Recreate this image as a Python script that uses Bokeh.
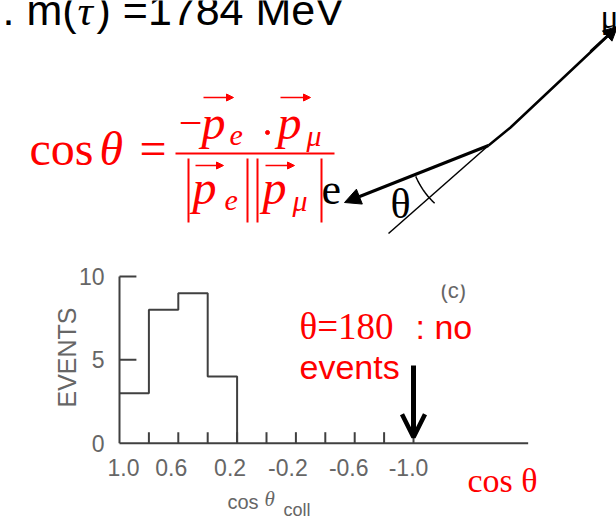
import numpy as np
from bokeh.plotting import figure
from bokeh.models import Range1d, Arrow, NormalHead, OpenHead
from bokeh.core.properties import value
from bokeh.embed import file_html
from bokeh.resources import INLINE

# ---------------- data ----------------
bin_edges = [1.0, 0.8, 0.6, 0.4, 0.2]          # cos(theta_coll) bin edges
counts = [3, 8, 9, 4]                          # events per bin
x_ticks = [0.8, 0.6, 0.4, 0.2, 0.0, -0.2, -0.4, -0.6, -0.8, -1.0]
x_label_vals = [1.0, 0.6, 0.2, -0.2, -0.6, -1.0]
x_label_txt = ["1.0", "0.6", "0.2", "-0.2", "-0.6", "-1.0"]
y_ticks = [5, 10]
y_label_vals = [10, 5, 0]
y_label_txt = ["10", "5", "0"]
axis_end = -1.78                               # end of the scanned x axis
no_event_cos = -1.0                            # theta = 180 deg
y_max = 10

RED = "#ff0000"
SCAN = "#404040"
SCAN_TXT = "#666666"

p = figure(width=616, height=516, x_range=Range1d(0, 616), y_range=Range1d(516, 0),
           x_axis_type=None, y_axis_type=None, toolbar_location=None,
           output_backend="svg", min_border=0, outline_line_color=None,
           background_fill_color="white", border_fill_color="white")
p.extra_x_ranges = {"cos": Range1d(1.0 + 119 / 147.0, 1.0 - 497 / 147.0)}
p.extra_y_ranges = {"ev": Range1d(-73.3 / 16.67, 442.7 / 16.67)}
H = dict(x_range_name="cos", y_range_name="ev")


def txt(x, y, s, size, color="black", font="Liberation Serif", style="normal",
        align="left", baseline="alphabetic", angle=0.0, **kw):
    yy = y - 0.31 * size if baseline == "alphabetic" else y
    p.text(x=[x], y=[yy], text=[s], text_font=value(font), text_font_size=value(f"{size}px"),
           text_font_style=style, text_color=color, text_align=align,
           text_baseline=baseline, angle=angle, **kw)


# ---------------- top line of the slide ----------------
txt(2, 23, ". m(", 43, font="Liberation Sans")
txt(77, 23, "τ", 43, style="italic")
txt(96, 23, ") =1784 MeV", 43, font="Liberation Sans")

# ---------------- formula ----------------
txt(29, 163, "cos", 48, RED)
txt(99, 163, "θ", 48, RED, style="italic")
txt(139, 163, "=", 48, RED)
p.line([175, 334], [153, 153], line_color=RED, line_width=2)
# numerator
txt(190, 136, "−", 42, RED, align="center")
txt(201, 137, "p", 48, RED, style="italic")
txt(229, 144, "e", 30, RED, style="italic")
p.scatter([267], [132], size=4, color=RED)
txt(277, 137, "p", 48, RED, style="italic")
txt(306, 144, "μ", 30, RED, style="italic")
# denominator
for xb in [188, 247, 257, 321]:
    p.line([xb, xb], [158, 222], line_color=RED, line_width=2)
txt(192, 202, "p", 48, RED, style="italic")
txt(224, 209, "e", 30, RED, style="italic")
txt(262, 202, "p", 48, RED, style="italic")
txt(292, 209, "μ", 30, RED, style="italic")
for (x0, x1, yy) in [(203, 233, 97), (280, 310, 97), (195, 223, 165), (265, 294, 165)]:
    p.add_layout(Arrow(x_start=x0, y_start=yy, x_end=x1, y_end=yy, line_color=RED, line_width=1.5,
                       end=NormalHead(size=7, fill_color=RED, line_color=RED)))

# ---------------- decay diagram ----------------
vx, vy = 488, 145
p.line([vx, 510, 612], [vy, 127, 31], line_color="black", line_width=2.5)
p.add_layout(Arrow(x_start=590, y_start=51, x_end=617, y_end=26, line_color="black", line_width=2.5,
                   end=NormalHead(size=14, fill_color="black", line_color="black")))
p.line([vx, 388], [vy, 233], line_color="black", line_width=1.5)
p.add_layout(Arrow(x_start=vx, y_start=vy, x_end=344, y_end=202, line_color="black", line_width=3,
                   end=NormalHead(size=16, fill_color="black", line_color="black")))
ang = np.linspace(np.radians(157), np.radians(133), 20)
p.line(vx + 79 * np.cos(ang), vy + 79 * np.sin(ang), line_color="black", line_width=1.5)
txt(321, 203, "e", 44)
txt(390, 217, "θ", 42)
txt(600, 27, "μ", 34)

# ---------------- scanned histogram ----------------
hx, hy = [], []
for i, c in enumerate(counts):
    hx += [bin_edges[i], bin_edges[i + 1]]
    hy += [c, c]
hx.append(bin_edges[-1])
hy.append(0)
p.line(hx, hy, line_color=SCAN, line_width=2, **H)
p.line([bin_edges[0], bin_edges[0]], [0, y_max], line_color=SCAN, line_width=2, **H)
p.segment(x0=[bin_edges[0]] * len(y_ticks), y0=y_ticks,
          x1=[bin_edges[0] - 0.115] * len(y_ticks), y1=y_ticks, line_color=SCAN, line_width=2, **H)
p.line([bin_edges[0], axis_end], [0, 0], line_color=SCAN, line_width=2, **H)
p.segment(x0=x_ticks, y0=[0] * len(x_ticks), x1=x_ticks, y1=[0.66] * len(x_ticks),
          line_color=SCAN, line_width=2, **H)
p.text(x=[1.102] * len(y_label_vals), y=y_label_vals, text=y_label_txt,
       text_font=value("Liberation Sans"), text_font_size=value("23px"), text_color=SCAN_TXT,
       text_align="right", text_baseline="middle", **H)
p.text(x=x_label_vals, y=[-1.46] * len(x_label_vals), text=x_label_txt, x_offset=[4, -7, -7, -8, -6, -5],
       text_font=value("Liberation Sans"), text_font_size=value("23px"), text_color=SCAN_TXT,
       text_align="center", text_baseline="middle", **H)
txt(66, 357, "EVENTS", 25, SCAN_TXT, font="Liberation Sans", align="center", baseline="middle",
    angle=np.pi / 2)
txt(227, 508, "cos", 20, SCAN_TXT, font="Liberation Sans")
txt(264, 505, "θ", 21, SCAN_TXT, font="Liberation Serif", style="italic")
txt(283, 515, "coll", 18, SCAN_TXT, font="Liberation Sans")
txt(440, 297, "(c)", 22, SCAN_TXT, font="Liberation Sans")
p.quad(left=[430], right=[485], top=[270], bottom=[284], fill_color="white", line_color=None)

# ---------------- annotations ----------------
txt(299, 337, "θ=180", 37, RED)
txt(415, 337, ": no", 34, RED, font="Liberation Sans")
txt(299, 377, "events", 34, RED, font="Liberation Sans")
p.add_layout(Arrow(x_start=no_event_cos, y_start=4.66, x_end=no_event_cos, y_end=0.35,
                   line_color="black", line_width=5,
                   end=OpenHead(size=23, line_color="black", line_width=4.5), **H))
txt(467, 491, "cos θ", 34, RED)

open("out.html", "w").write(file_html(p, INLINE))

+---+

**EXERCISE**:
Transcribe the material as is, with images omitted.

**TASK ANSWER**:
Recreate this image as a Python script that uses Bokeh.
import numpy as np
from bokeh.plotting import figure
from bokeh.models import Range1d, Arrow, NormalHead, OpenHead
from bokeh.core.properties import value
from bokeh.embed import file_html
from bokeh.resources import INLINE

# ---------------- data ----------------
bin_edges = [1.0, 0.8, 0.6, 0.4, 0.2]          # cos(theta_coll) bin edges
counts = [3, 8, 9, 4]                          # events per bin
x_ticks = [0.8, 0.6, 0.4, 0.2, 0.0, -0.2, -0.4, -0.6, -0.8, -1.0]
x_label_vals = [1.0, 0.6, 0.2, -0.2, -0.6, -1.0]
x_label_txt = ["1.0", "0.6", "0.2", "-0.2", "-0.6", "-1.0"]
y_ticks = [5, 10]
y_label_vals = [10, 5, 0]
y_label_txt = ["10", "5", "0"]
axis_end = -1.78                               # end of the scanned x axis
no_event_cos = -1.0                            # theta = 180 deg
y_max = 10

RED = "#ff0000"
SCAN = "#404040"
SCAN_TXT = "#666666"

p = figure(width=616, height=516, x_range=Range1d(0, 616), y_range=Range1d(516, 0),
           x_axis_type=None, y_axis_type=None, toolbar_location=None,
           output_backend="svg", min_border=0, outline_line_color=None,
           background_fill_color="white", border_fill_color="white")
p.extra_x_ranges = {"cos": Range1d(1.0 + 119 / 147.0, 1.0 - 497 / 147.0)}
p.extra_y_ranges = {"ev": Range1d(-73.3 / 16.67, 442.7 / 16.67)}
H = dict(x_range_name="cos", y_range_name="ev")


def txt(x, y, s, size, color="black", font="Liberation Serif", style="normal",
        align="left", baseline="alphabetic", angle=0.0, **kw):
    yy = y - 0.31 * size if baseline == "alphabetic" else y
    p.text(x=[x], y=[yy], text=[s], text_font=value(font), text_font_size=value(f"{size}px"),
           text_font_style=style, text_color=color, text_align=align,
           text_baseline=baseline, angle=angle, **kw)


# ---------------- top line of the slide ----------------
txt(2, 23, ". m(", 43, font="Liberation Sans")
txt(77, 23, "τ", 43, style="italic")
txt(96, 23, ") =1784 MeV", 43, font="Liberation Sans")

# ---------------- formula ----------------
txt(29, 163, "cos", 48, RED)
txt(99, 163, "θ", 48, RED, style="italic")
txt(139, 163, "=", 48, RED)
p.line([175, 334], [153, 153], line_color=RED, line_width=2)
# numerator
txt(190, 136, "−", 42, RED, align="center")
txt(201, 137, "p", 48, RED, style="italic")
txt(229, 144, "e", 30, RED, style="italic")
p.scatter([267], [132], size=4, color=RED)
txt(277, 137, "p", 48, RED, style="italic")
txt(306, 144, "μ", 30, RED, style="italic")
# denominator
for xb in [188, 247, 257, 321]:
    p.line([xb, xb], [158, 222], line_color=RED, line_width=2)
txt(192, 202, "p", 48, RED, style="italic")
txt(224, 209, "e", 30, RED, style="italic")
txt(262, 202, "p", 48, RED, style="italic")
txt(292, 209, "μ", 30, RED, style="italic")
for (x0, x1, yy) in [(203, 233, 97), (280, 310, 97), (195, 223, 165), (265, 294, 165)]:
    p.add_layout(Arrow(x_start=x0, y_start=yy, x_end=x1, y_end=yy, line_color=RED, line_width=1.5,
                       end=NormalHead(size=7, fill_color=RED, line_color=RED)))

# ---------------- decay diagram ----------------
vx, vy = 488, 145
p.line([vx, 510, 612], [vy, 127, 31], line_color="black", line_width=2.5)
p.add_layout(Arrow(x_start=590, y_start=51, x_end=617, y_end=26, line_color="black", line_width=2.5,
                   end=NormalHead(size=14, fill_color="black", line_color="black")))
p.line([vx, 388], [vy, 233], line_color="black", line_width=1.5)
p.add_layout(Arrow(x_start=vx, y_start=vy, x_end=344, y_end=202, line_color="black", line_width=3,
                   end=NormalHead(size=16, fill_color="black", line_color="black")))
ang = np.linspace(np.radians(157), np.radians(133), 20)
p.line(vx + 79 * np.cos(ang), vy + 79 * np.sin(ang), line_color="black", line_width=1.5)
txt(321, 203, "e", 44)
txt(390, 217, "θ", 42)
txt(600, 27, "μ", 34)

# ---------------- scanned histogram ----------------
hx, hy = [], []
for i, c in enumerate(counts):
    hx += [bin_edges[i], bin_edges[i + 1]]
    hy += [c, c]
hx.append(bin_edges[-1])
hy.append(0)
p.line(hx, hy, line_color=SCAN, line_width=2, **H)
p.line([bin_edges[0], bin_edges[0]], [0, y_max], line_color=SCAN, line_width=2, **H)
p.segment(x0=[bin_edges[0]] * len(y_ticks), y0=y_ticks,
          x1=[bin_edges[0] - 0.115] * len(y_ticks), y1=y_ticks, line_color=SCAN, line_width=2, **H)
p.line([bin_edges[0], axis_end], [0, 0], line_color=SCAN, line_width=2, **H)
p.segment(x0=x_ticks, y0=[0] * len(x_ticks), x1=x_ticks, y1=[0.66] * len(x_ticks),
          line_color=SCAN, line_width=2, **H)
p.text(x=[1.102] * len(y_label_vals), y=y_label_vals, text=y_label_txt,
       text_font=value("Liberation Sans"), text_font_size=value("23px"), text_color=SCAN_TXT,
       text_align="right", text_baseline="middle", **H)
p.text(x=x_label_vals, y=[-1.46] * len(x_label_vals), text=x_label_txt, x_offset=[4, -7, -7, -8, -6, -5],
       text_font=value("Liberation Sans"), text_font_size=value("23px"), text_color=SCAN_TXT,
       text_align="center", text_baseline="middle", **H)
txt(66, 357, "EVENTS", 25, SCAN_TXT, font="Liberation Sans", align="center", baseline="middle",
    angle=np.pi / 2)
txt(227, 508, "cos", 20, SCAN_TXT, font="Liberation Sans")
txt(264, 505, "θ", 21, SCAN_TXT, font="Liberation Serif", style="italic")
txt(283, 515, "coll", 18, SCAN_TXT, font="Liberation Sans")
txt(440, 297, "(c)", 22, SCAN_TXT, font="Liberation Sans")
p.quad(left=[430], right=[485], top=[270], bottom=[284], fill_color="white", line_color=None)

# ---------------- annotations ----------------
txt(299, 337, "θ=180", 37, RED)
txt(415, 337, ": no", 34, RED, font="Liberation Sans")
txt(299, 377, "events", 34, RED, font="Liberation Sans")
p.add_layout(Arrow(x_start=no_event_cos, y_start=4.66, x_end=no_event_cos, y_end=0.35,
                   line_color="black", line_width=5,
                   end=OpenHead(size=23, line_color="black", line_width=4.5), **H))
txt(467, 491, "cos θ", 34, RED)

open("out.html", "w").write(file_html(p, INLINE))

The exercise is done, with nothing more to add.